Image Encoder          Text Encoder
      |                      |
      v                      v
+------------+        +------------+
|  Backbone  |        |  Backbone  |
+------------+        +------------+
      |                      |
      v                      v
+------------+        +------------+
| Projection |        | Projection |
+------------+        +------------+
      |                      |
      v                      v
     z_img    SigLIP       z_txt
      |       Loss           |
      +-------> <-----------+

Usage

{encoder, _} = SigLIP.build(input_dim: 512, projection_dim: 256)

# Compute SigLIP loss
loss = SigLIP.loss(z_img, z_txt, temperature: 1.0)

Reference

  • "Sigmoid Loss for Language Image Pre-Training" (Zhai et al., 2023)

Summary

Types

Options for build/1.

Functions

Build a SigLIP encoder model.

Get the default hidden size.

Get the default projection dimension.

Get the default temperature.

Compute SigLIP loss between two sets of embeddings.

Compute SigLIP loss using log temperature parameter.

Types

build_opt()

@type build_opt() ::
  {:input_dim, pos_integer()}
  | {:embed_dim, pos_integer()}
  | {:projection_dim, pos_integer()}
  | {:hidden_size, pos_integer()}
  | {:temperature_init, float()}

Options for build/1.

Functions

build(opts \\ [])

@spec build([build_opt()]) :: {Axon.t(), struct()}

Build a SigLIP encoder model.

Options

  • :input_dim or :embed_dim - Input feature dimension (required)
  • :projection_dim - Projection head output dimension (default: 256)
  • :hidden_size - Hidden dimension (default: 512)
  • :temperature_init - Initial temperature value (default: 1.0)

Returns

Tuple of {encoder_model, temperature_param} where:

  • encoder_model is an Axon model mapping inputs to normalized embeddings
  • temperature_param is an Axon parameter for learnable temperature

default_hidden_size()

@spec default_hidden_size() :: pos_integer()

Get the default hidden size.

default_projection_dim()

@spec default_projection_dim() :: pos_integer()

Get the default projection dimension.

default_temperature()

@spec default_temperature() :: float()

Get the default temperature.

loss(z_a, z_b, opts \\ [])

@spec loss(Nx.Tensor.t(), Nx.Tensor.t(), keyword()) :: Nx.Tensor.t()

Compute SigLIP loss between two sets of embeddings.

Parameters

  • z_a - Embeddings from modality A (e.g., images): [batch, dim]
  • z_b - Embeddings from modality B (e.g., text): [batch, dim]

Options

  • :temperature - Temperature scaling (default: 1.0)
  • :log_temperature - Log temperature (overrides :temperature if provided)

Returns

Scalar loss tensor.

Notes

Assumes diagonal pairs (z_a[i], z_b[i]) are positive matches.
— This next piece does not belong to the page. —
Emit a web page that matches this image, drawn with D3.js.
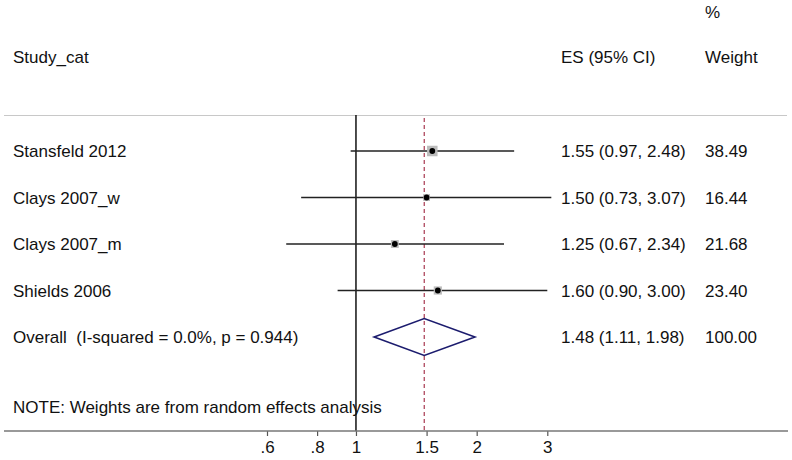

All other pairs are treated as negatives.

loss_with_log_temp(z_a, z_b, log_temperature)

@spec loss_with_log_temp(Nx.Tensor.t(), Nx.Tensor.t(), Nx.Tensor.t()) :: Nx.Tensor.t()

Compute SigLIP loss using log temperature parameter.

Convenience function that takes the log temperature directly (useful when temperature is a learnable parameter in log space).